Haha, oops!  :)  Thank you!  That was a nice surprise.

> 
> Will give others some time to look at this before I queue.
> 

Sounds great!  I'll get back to my own reviews (notes the gentle
reminder on qemu :)
Farhan Ali June 19, 2019, 9:15 p.m. UTC | #3
On 06/18/2019 04:23 PM, Eric Farman wrote:
> A couple little improvements to the malloc load in vfio-ccw.
> Really, there were just (the first) two patches, but then I
> got excited and added a few stylistic ones to the end.
> 
> The routine ccwchain_calc_length() has this basic structure:
> 
>    ccwchain_calc_length
>      a0 = kcalloc(CCWCHAIN_LEN_MAX, sizeof(struct ccw1))
>      copy_ccw_from_iova(a0, src)
>        copy_from_iova
>          pfn_array_alloc
>            b = kcalloc(len, sizeof(*pa_iova_pfn + *pa_pfn)
>          pfn_array_pin
>            vfio_pin_pages
>          memcpy(a0, src)
>          pfn_array_unpin_free
>            vfio_unpin_pages
>            kfree(b)
>      kfree(a0)
> 
> We do this EVERY time we process a new channel program chain,
> meaning at least once per SSCH and more if TICs are involved,
> to figure out how many CCWs are chained together.  Once that
> is determined, a new piece of memory is allocated (call it a1)
> and then passed to copy_ccw_from_iova() again, but for the
> value calculated by ccwchain_calc_length().
> 
> This seems inefficient.
> 
> Patch 1 moves the malloc of a0 from the CCW processor to the
> initialization of the device.  Since only one SSCH can be
> handled concurrently, we can use this space safely to
> determine how long the chain being processed actually is.
> 
> Patch 2 then removes the second copy_ccw_from_iova() call
> entirely, and replaces it with a memcpy from a0 to a1.  This
> is done before we process a TIC and thus a second chain, so
> there is no overlap in the storage in channel_program.
> 
> Patches 3-5 clean up some things that aren't as clear as I'd
> like, but didn't want to pollute the first two changes.
> For example, patch 3 moves the population of guest_cp to the
> same routine that copies from it, rather than in a called
> function.  Meanwhile, patch 4 (and thus, 5) was something I
> had lying around for quite some time, because it looked to
> be structured weird.  Maybe that's one bridge too far.
> 
> Eric Farman (5):
>    vfio-ccw: Move guest_cp storage into common struct
>    vfio-ccw: Skip second copy of guest cp to host
>    vfio-ccw: Copy CCW data outside length calculation
>    vfio-ccw: Factor out the ccw0-to-ccw1 transition
>    vfio-ccw: Remove copy_ccw_from_iova()
> 
>   drivers/s390/cio/vfio_ccw_cp.c  | 108 +++++++++++---------------------
>   drivers/s390/cio/vfio_ccw_cp.h  |   7 +++
>   drivers/s390/cio/vfio_ccw_drv.c |   7 +++
>   3 files changed, 52 insertions(+), 70 deletions(-)
> 

For this series:
Reviewed-by: Farhan Ali <alifm@linux.ibm.com>
Cornelia Huck June 21, 2019, 12:25 p.m.

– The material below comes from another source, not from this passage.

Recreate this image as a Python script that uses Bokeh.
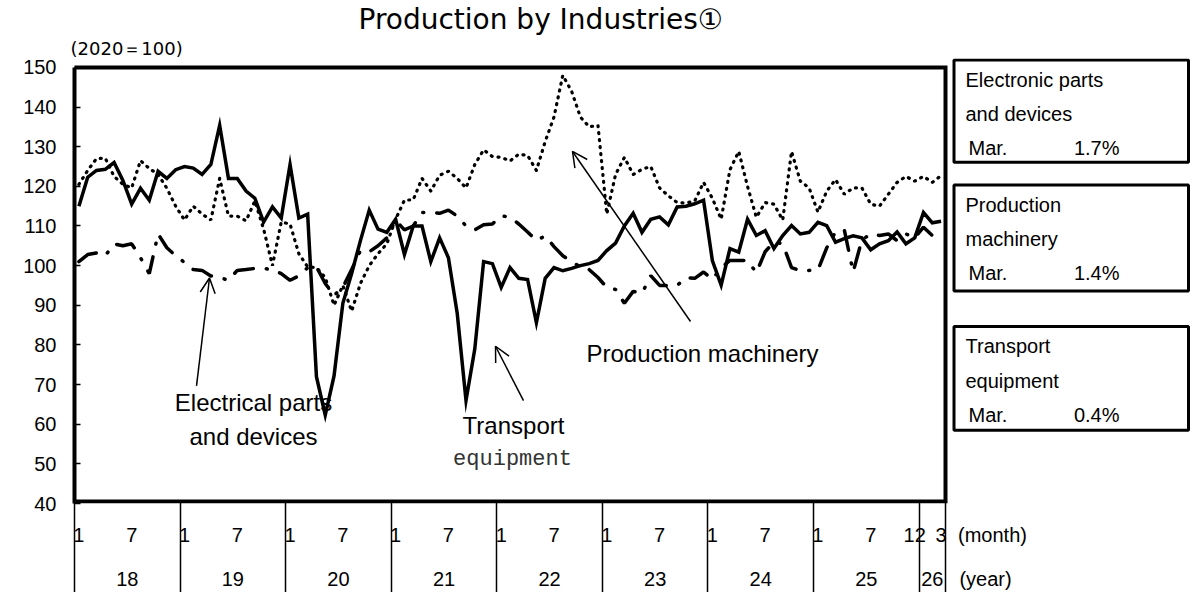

UTC | #4
On Tue, 18 Jun 2019 22:23:47 +0200
Eric Farman <farman@linux.ibm.com> wrote:

> A couple little improvements to the malloc load in vfio-ccw.
> Really, there were just (the first) two patches, but then I
> got excited and added a few stylistic ones to the end.
> 
> The routine ccwchain_calc_length() has this basic structure:
> 
>   ccwchain_calc_length
>     a0 = kcalloc(CCWCHAIN_LEN_MAX, sizeof(struct ccw1))
>     copy_ccw_from_iova(a0, src)
>       copy_from_iova
>         pfn_array_alloc
>           b = kcalloc(len, sizeof(*pa_iova_pfn + *pa_pfn)
>         pfn_array_pin
>           vfio_pin_pages
>         memcpy(a0, src)
>         pfn_array_unpin_free
>           vfio_unpin_pages
>           kfree(b)
>     kfree(a0)
> 
> We do this EVERY time we process a new channel program chain,
> meaning at least once per SSCH and more if TICs are involved,
> to figure out how many CCWs are chained together.  Once that
> is determined, a new piece of memory is allocated (call it a1)
> and then passed to copy_ccw_from_iova() again, but for the
> value calculated by ccwchain_calc_length().
> 
> This seems inefficient.
> 
> Patch 1 moves the malloc of a0 from the CCW processor to the
> initialization of the device.  Since only one SSCH can be
> handled concurrently, we can use this space safely to
> determine how long the chain being processed actually is.
> 
> Patch 2 then removes the second copy_ccw_from_iova() call
> entirely, and replaces it with a memcpy from a0 to a1.  This
> is done before we process a TIC and thus a second chain, so
> there is no overlap in the storage in channel_program.
> 
> Patches 3-5 clean up some things that aren't as clear as I'd
> like, but didn't want to pollute the first two changes.
> For example, patch 3 moves the population of guest_cp to the
> same routine that copies from it, rather than in a called
> function.  Meanwhile, patch 4 (and thus, 5) was something I
> had lying around for quite some time, because it looked to
> be structured weird.  Maybe that's one bridge too far.
> 
> Eric Farman (5):
>   vfio-ccw: Move guest_cp storage into common struct
>   vfio-ccw: Skip second copy of guest cp to host
>   vfio-ccw: Copy CCW data outside length calculation
>   vfio-ccw: Factor out the ccw0-to-ccw1 transition
>   vfio-ccw: Remove copy_ccw_from_iova()
> 
>  drivers/s390/cio/vfio_ccw_cp.c  | 108 +++++++++++---------------------
>  drivers/s390/cio/vfio_ccw_cp.h  |   7 +++
>  drivers/s390/cio/vfio_ccw_drv.c |   7 +++
>  3 files changed, 52 insertions(+), 70 deletions(-)
> 

Thanks, applied.